Be Still and Know
The first week of Lent has come and gone.
And by first week, I literally mean the first calendar week, not the Church calendar week because I’m pretty sure by that Calendar we are in week two? But I digress...
It’s been seven days since Ash Wednesday. Seven days of a new Bible reading plan. Seven days of my C.S. Lewis Lent devotional. Seven days of my Lenten practice that shall remain a mystery because what I have chosen to “fast” from is between me and God. Lent’s not about others being impressed with our ability to forego coffee or sweets or even social media, therefore why boast? Lent is about humbling ourselves before God and preparing ourselves for the glorious eucatastrophe of the Easter weekend!
In full transparency, my church doesn’t practice Lent. No church I have ever been a part of has practiced Lent. In fact, I’m not even sure if I’ve truly practiced Lent before either, at least not in the traditional manner. But this year I set out to do so for a couple of reasons.
To understand my new family better. I have family in the high church tradition and after reading Andrew Wilson’s book, Spirit and Sacrament, last year, I was convicted to look into traditional sacraments and high church traditions more as an effort to understand those who are close to me.
Jon Tyson recommended fasting (in any sense) in Beautiful Resistance as a means to fight apathy which he describes as going hand-in-hand with prayer and breakthrough. And there are many areas in my life that need that breakthrough. So I wanted to be faithful and fight the apathy that had entered my prayer life and boldly ask for God to move.
And friends, so far, it has been really refreshing and I recognize that in part, that’s because the isolation of the world we’re living in has dulled every part of my life so to do something that actively challenges me will of course bring color and life back. But it’s also been so good because it’s been convicting.

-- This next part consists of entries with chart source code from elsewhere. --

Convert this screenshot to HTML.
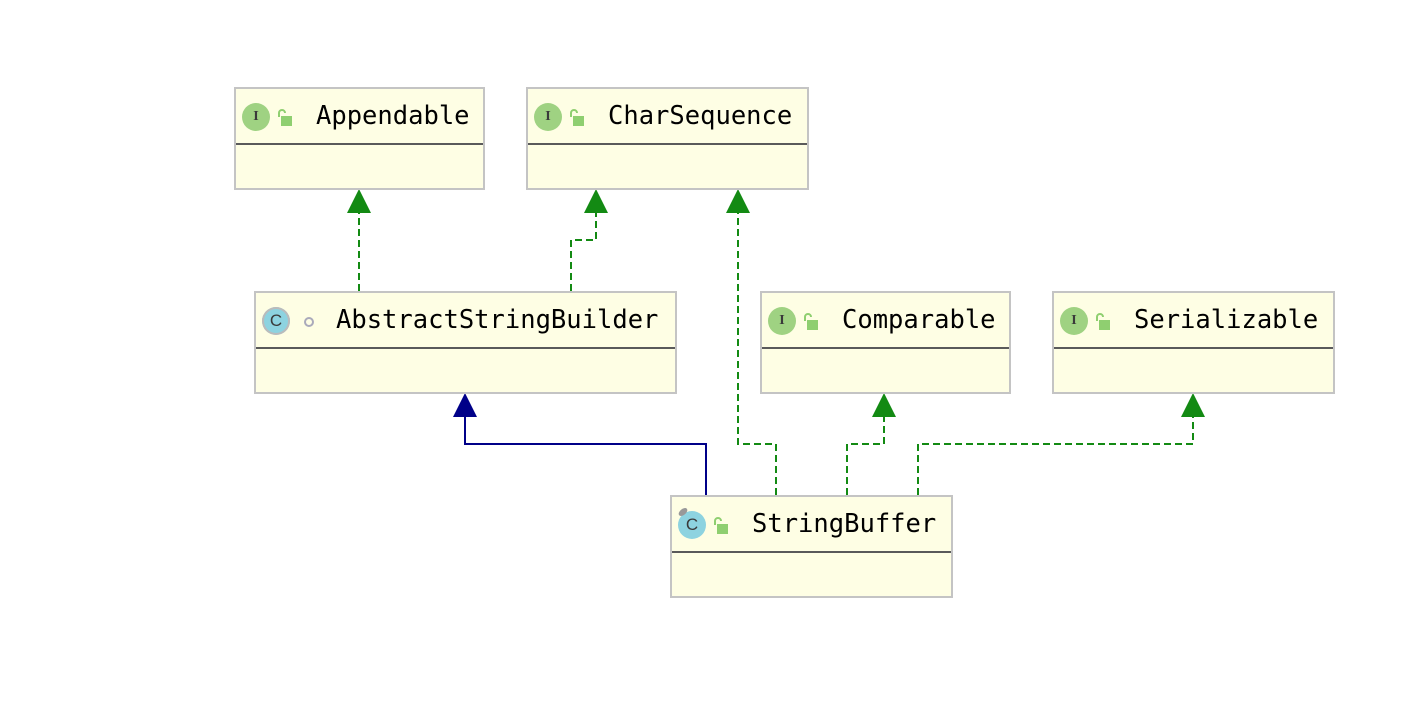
<!DOCTYPE html>
<html><head><style>
body{margin:0;width:1412px;height:702px;background:#fff;position:relative;overflow:hidden;font-family:"DejaVu Sans Mono","Liberation Mono",monospace;}
.b{position:absolute;background:#fefee4;border:2px solid #c4c4c4;box-sizing:border-box;height:103px;}
.b .sep{position:absolute;left:0;right:0;top:54px;height:2px;background:#5a5a5a;}
.b .t{position:absolute;top:12px;font-size:25.5px;color:#000;white-space:nowrap;}
.ic{position:absolute;top:14px;left:6px;width:28px;height:28px;border-radius:50%;background:#9fd282;color:#3a3a3a;font-size:14px;text-align:center;line-height:28px;font-family:"Liberation Serif",serif;font-weight:bold;}
.cc{background:#8dd3e0;font-family:"Liberation Sans",sans-serif;font-size:17px;font-weight:normal;}
.lk{position:absolute;top:19px;left:41px;width:15px;height:18px;}
</style></head><body>
<svg width="1412" height="702" style="position:absolute;left:0;top:0">
<g fill="none" stroke="#138a13" stroke-width="2" stroke-dasharray="7,4">
<path d="M359 291V205"/>
<path d="M571 291V240H596V205"/>
<path d="M776 495V444H738V205"/>
<path d="M847 495V444H884V409"/>
<path d="M918 495V444H1193V409"/>
</g>
<path d="M706 495V444H465V409" fill="none" stroke="#000088" stroke-width="2"/>
<g fill="#138a13">
<polygon points="359,189 347,213 371,213"/>
<polygon points="596,189 584,213 608,213"/>
<polygon points="738,189 726,213 750,213"/>
<polygon points="884,393 872,417 896,417"/>
<polygon points="1193,393 1181,417 1205,417"/>
</g>
<polygon points="465,393 453,417 477,417" fill="#000088"/>
</svg>
<div class="b" style="left:234px;top:87px;width:251px"><div class="ic">I</div><svg class="lk" viewBox="0 0 15 18"><path d="M2 9V5a3 3 0 0 1 6 0" fill="none" stroke="#8fcf70" stroke-width="2"/><rect x="4" y="8" width="11" height="10" fill="#8fcf70"/></svg><div class="t" style="left:80px">Appendable</div><div class="sep"></div></div>
<div class="b" style="left:526px;top:87px;width:283px"><div class="ic">I</div><svg class="lk" viewBox="0 0 15 18"><path d="M2 9V5a3 3 0 0 1 6 0" fill="none" stroke="#8fcf70" stroke-width="2"/><rect x="4" y="8" width="11" height="10" fill="#8fcf70"/></svg><div class="t" style="left:80px">CharSequence</div><div class="sep"></div></div>
<div class="b" style="left:254px;top:291px;width:423px"><div class="ic cc" style="box-shadow:0 0 0 2px #bbb inset">C</div><div style="position:absolute;left:48px;top:24px;width:6px;height:6px;border:2px solid #aab;border-radius:50%"></div><div class="t" style="left:80px">AbstractStringBuilder</div><div class="sep"></div></div>
<div class="b" style="left:760px;top:291px;width:251px"><div class="ic">I</div><svg class="lk" viewBox="0 0 15 18"><path d="M2 9V5a3 3 0 0 1 6 0" fill="none" stroke="#8fcf70" stroke-width="2"/><rect x="4" y="8" width="11" height="10" fill="#8fcf70"/></svg><div class="t" style="left:80px">Comparable</div><div class="sep"></div></div>
<div class="b" style="left:1052px;top:291px;width:283px"><div class="ic">I</div><svg class="lk" viewBox="0 0 15 18"><path d="M2 9V5a3 3 0 0 1 6 0" fill="none" stroke="#8fcf70" stroke-width="2"/><rect x="4" y="8" width="11" height="10" fill="#8fcf70"/></svg><div class="t" style="left:80px">Serializable</div><div class="sep"></div></div>
<div class="b" style="left:670px;top:495px;width:283px"><div class="ic cc">C</div><div style="position:absolute;left:6px;top:12px;width:10px;height:6px;background:#999;border-radius:50%;transform:rotate(-40deg)"></div><svg class="lk" viewBox="0 0 15 18"><path d="M2 9V5a3 3 0 0 1 6 0" fill="none" stroke="#8fcf70" stroke-width="2"/><rect x="4" y="8" width="11" height="10" fill="#8fcf70"/></svg><div class="t" style="left:80px">StringBuffer</div><div class="sep"></div></div>
</body></html>
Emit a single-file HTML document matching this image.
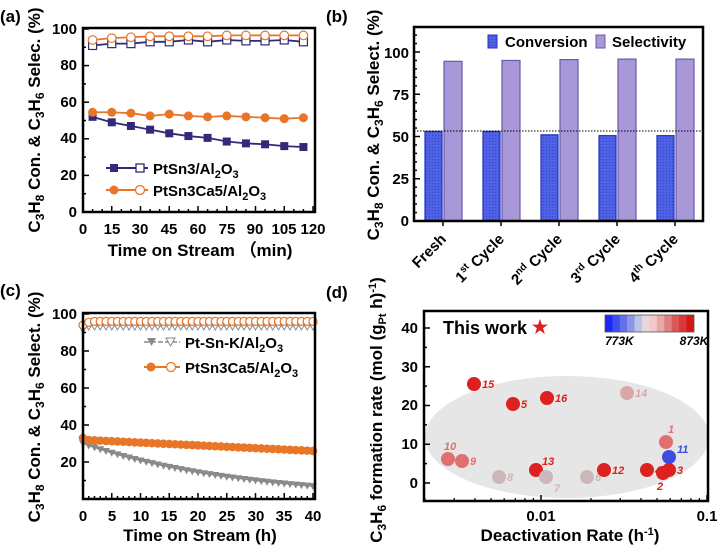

God’s so gracious and kind that He doesn’t just let us live in brokenness, sin and shame, but He highlights areas where we aren’t trusting Him or exercising pride instead of humility and this last week of Lent has just broken me in all the wonderful ways.
One of the key areas, God has spoken to me, is my tendency towards flight. We all know the fear responses of fight, flight, freeze or face. Well, I’m a flight-er. I know. Lots of people think I’m a fight-er but my natural instinct is actually to run. That’s why when integration into my new family hit some turbulence last year, my first thought was to just not marry Adrian. Working through things was too hard, he’d be better off without me, I should just go. Last year, when things at church were rocky and my injustice radar was going off, I prayed about moving churches. And when my heart knows it needs deep work, it acts like Jonah and tries to run and hide from God. I’m not sure if this response is learned or I was born with it but considering I have a hard time sitting still, it’s not really a shock to me that my response would be one of movement.
Which is why, God’s reminder to be still and KNOW that He is God was important for me this week. He invited me to rest and wait and not flee from His presence even when it brought conviction. He invited me to rest and wait as He reminded me He was working in the situations that bring me pain and He reminded me so gently not to rush Him. His timing is always perfect.
This is not an easy lesson. My mom and my husband (and probably my dogs) can tell you all about how I actively resist being still. I’m squirmy and a do-er. I say that, and on my own I can be quite still, wrapped up in a book for hours, so maybe I’m not, I just have to be drawn into rest? I don’t know. But I do know I’m leaning into stillness. I’m leaning into practices that challenge me but ultimately will draw me deeper and deeper into relationship with the one who fulfills me.